Moreover, there are strategic reasons for countries to avoid excessive reliance on free trade. For example, a country that relies on trade might become too dependent on the global market for critical goods.
Some development economists have argued for tariffs to help protect infant industries that cannot yet compete on the global market. As those industries grow and mature, they are expected to become a comparative advantage for their country.
What Are the Types of Trade?
Generally, there are two types of trade—domestic and international. Domestic trades occur between parties in the same countries. International trade occurs between two or more countries. A country that places goods and services on the international market is exporting those goods and services. One that purchases goods and services from the international market is importing those goods and services.
What Is the Importance of Trade?
Trade is essential for many reasons, but some of the most commonly cited ones are lowering prices, becoming or remaining competitive, developing relationships, fueling growth, reducing inflation, encouraging investment, and supporting better-paying jobs.
What Are the Advantages and Disadvantages of Trade?
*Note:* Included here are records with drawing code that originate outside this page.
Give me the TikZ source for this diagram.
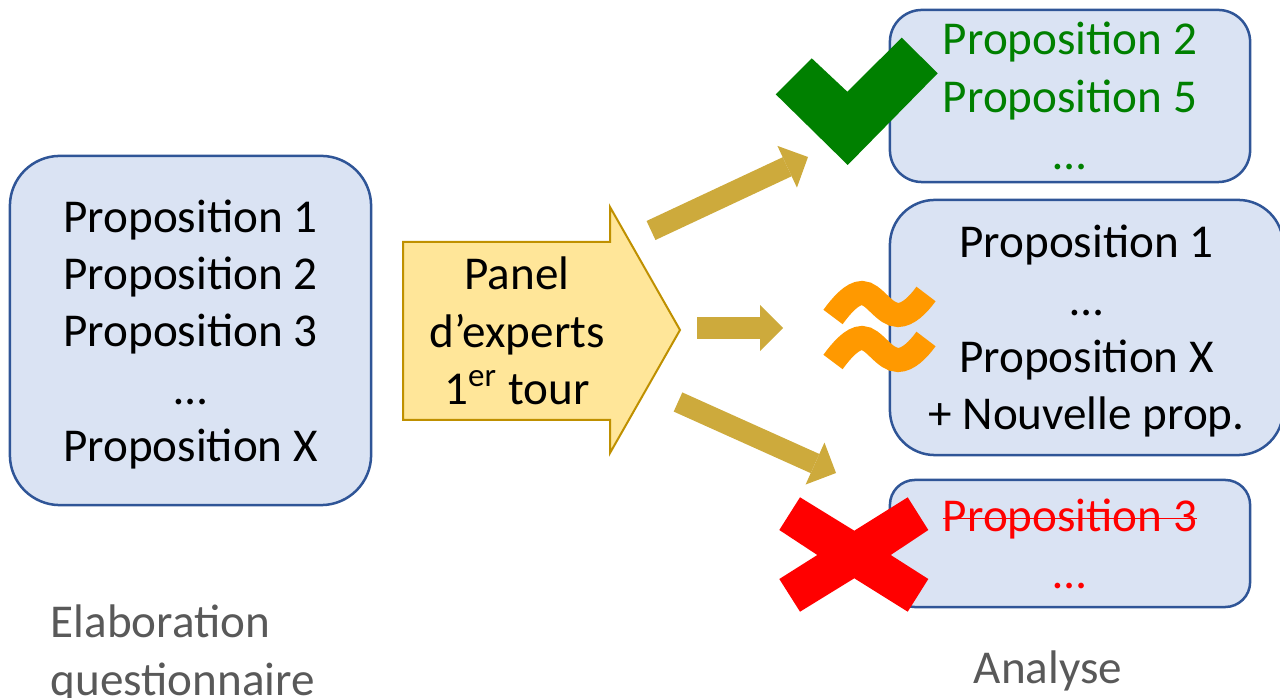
\documentclass[tikz,border=0pt]{standalone}
\usepackage{fontspec}
\setmainfont{Carlito}
\usetikzlibrary{arrows.meta}
\definecolor{boxfill}{HTML}{DAE3F3}
\definecolor{boxline}{HTML}{2F5597}
\definecolor{panelfill}{HTML}{FFE699}
\definecolor{panelline}{HTML}{BF9000}
\definecolor{flowgold}{RGB}{205,170,60}
\definecolor{okgreen}{HTML}{008000}
\definecolor{midorange}{HTML}{FF9900}
\definecolor{koRed}{HTML}{FF0000}
\definecolor{notegray}{HTML}{595959}
\newcommand{\propfont}{\fontsize{13.4}{16.3}\selectfont}
\newsavebox{\barrebox}
\newcommand{\barre}[1]{\sbox{\barrebox}{#1}\rlap{\rule[0.52ex]{\wd\barrebox}{0.5pt}}\usebox{\barrebox}}

\begin{document}
\begin{tikzpicture}[
    x=0.01cm, y=-0.01cm,
    every node/.style={font=\propfont},
    propbox/.style={draw=boxline, fill=boxfill, line width=0.025cm, align=center, inner sep=0pt,
                    text depth=0pt},
    flow/.style={draw=flowgold, line width=0.21cm,
                 -{Triangle[length=0.23cm, width=0.46cm, line width=0pt]}},
    tilde/.style={draw=midorange, line width=0.24cm},
    note/.style={text=notegray, align=left, inner sep=0pt},
]
\useasboundingbox (0,0) rectangle (1280,698);
% === Initial list ===
\node[propbox, minimum width=3.61cm, minimum height=3.49cm, rounded corners=0.5cm] (liste) at (190.5,330.5)
    {Proposition 1\\Proposition 2\\Proposition 3\\…\\Proposition X};
% === Expert panel ===
\draw[fill=panelfill, draw=panelline, line width=0.02cm]
    (403,242) -- (610,242) -- (610,207) -- (680,330) -- (610,453) -- (610,420) -- (403,420) -- cycle;
\node[align=center] (panel) at (517,331) {Panel\\d’experts\\1\textsuperscript{er} tour};
% === Results ===
\node[propbox, text=okgreen, minimum width=3.6cm, minimum height=1.72cm, rounded corners=0.32cm] (retenu) at (1070,96)
    {Proposition 2\\Proposition 5\\…};
\node[propbox, minimum width=3.93cm, minimum height=2.55cm, rounded corners=0.45cm] (modif) at (1086.5,327.5)
    {Proposition 1\\…\\Proposition X\\+ Nouvelle prop.};
\node[propbox, text=koRed, minimum width=3.6cm, minimum height=1.27cm, rounded corners=0.25cm] (rejet) at (1070,543.5)
    {\barre{Proposition 3}\\…};
% Flow arrows
\coordinate (hautA) at (651,230.5);
\coordinate (hautB) at (808,157);
\coordinate (milA) at (697,328);
\coordinate (milB) at (783,328);
\coordinate (basA) at (678,402);
\coordinate (basB) at (836,473);
\draw[flow] (hautA) -- (hautB);
\draw[flow] (milA) -- (milB);
\draw[flow] (basA) -- (basB);
% === Marks ===
\fill[okgreen] (775.7,94.3) -- (811.7,58.3) -- (847.3,91.7) -- (901.7,37.7) -- (937.7,73.3) -- (847.7,165) -- cycle;
\foreach \dy in {0,45} {
  \draw[tilde, shift={(0,\dy)}] (833,317) .. controls (841,306) and (852,293) .. (862,293)
      .. controls (874,293) and (884,315) .. (898,315)
      .. controls (908,315) and (918,305) .. (926,294);
}
\fill[koRed] (779.3,530) -- (800,497.3) -- (854.3,530.7) -- (907.7,497.3) -- (928.3,530) -- (890.7,555)
    -- (928.3,579) -- (907.7,611.7) -- (854.3,578.3) -- (800,611.7) -- (779.3,579) -- (817.3,555) -- cycle;
% === Step labels ===
\node[note, anchor=west] (etape1) at (50,654) {Elaboration\\questionnaire};
\node[note, anchor=base] (etape2) at (1048,683) {Analyse};
\end{tikzpicture}
\end{document}
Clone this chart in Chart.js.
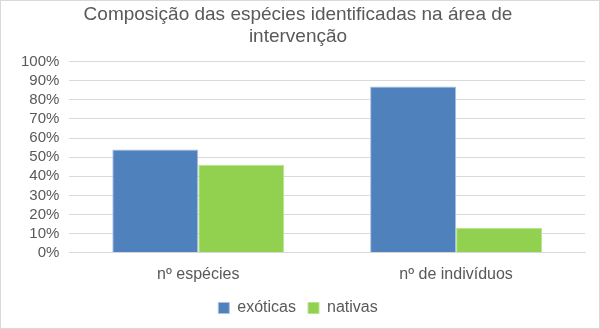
<!DOCTYPE html>
<html>
<head>
<meta charset="utf-8">
<script src="https://cdn.jsdelivr.net/npm/chart.js@4.4.1/dist/chart.umd.min.js"></script>
<style>
  body { margin: 0; background: #fff; }
  #wrap { width: 600px; height: 329px; box-sizing: border-box; border: 1px solid #d9d9d9; }
</style>
</head>
<body>
<div id="wrap"><canvas id="grafico"></canvas></div>
<script>
var categorias = ['nº espécies', 'nº de indivíduos'];
var exoticas = [54, 87];
var nativas = [46, 13];
var titulo = ['Composição das espécies identificadas na área de', 'intervenção'];

Chart.defaults.font.family = '"Liberation Sans", Arial, sans-serif';
Chart.defaults.color = '#595959';

var ctx = document.getElementById('grafico');
var grafico = new Chart(ctx, {
    type: 'bar',
    data: {
        labels: categorias,
        datasets: [
            {
                label: 'exóticas',
                backgroundColor: '#4f81bd',
                borderColor: '#a9c0e0',
                borderWidth: 1,
                data: exoticas
            },
            {
                label: 'nativas',
                backgroundColor: '#92d050',
                borderColor: '#b9e38f',
                borderWidth: 1,
                data: nativas
            }
        ]
    },
    options: {
        responsive: true,
        maintainAspectRatio: false,
        animation: false,
        layout: { padding: { left: 10, right: 14, top: 2, bottom: 2 } },
        datasets: {
            bar: { categoryPercentage: 0.667, barPercentage: 1 }
        },
        plugins: {
            title: {
                display: true,
                text: titulo,
                font: { size: 19, weight: 'normal' },
                color: '#595959',
                lineHeight: 1.08,
                padding: { top: 0, bottom: 13 }
            },
            legend: {
                position: 'bottom',
                labels: {
                    boxWidth: 11,
                    boxHeight: 11,
                    padding: 12,
                    font: { size: 16 },
                    color: '#595959'
                }
            },
            tooltip: { enabled: false }
        },
        scales: {
            x: {
                grid: { display: false },
                border: { color: '#d9d9d9' },
                ticks: { font: { size: 16 }, color: '#595959', padding: 4 }
            },
            y: {
                min: 0,
                max: 100,
                grid: { color: '#d9d9d9', drawTicks: false },
                border: { display: false },
                ticks: {
                    stepSize: 10,
                    autoSkip: false,
                    padding: 10,
                    font: { size: 15 },
                    color: '#595959',
                    callback: function (v) { return v + '%'; }
                }
            }
        }
    }
});
</script>
</body>
</html>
Trade offers many advantages, such as increasing quality of life and fueling economic growth. However, trade can be used politically through embargoes and tariffs to manipulate trade partners. It also comes with language barriers, cultural differences, and restrictions on what can be imported or exported. Additionally, intellectual property theft becomes an issue because regulations and enforcement methods change across borders.
The Bottom Line
Trade is the exchange of goods and services between parties for mutually beneficial purposes. People and countries trade to improve their circumstances and quality of life. It also develops relationships between governments and fosters friendship and trust.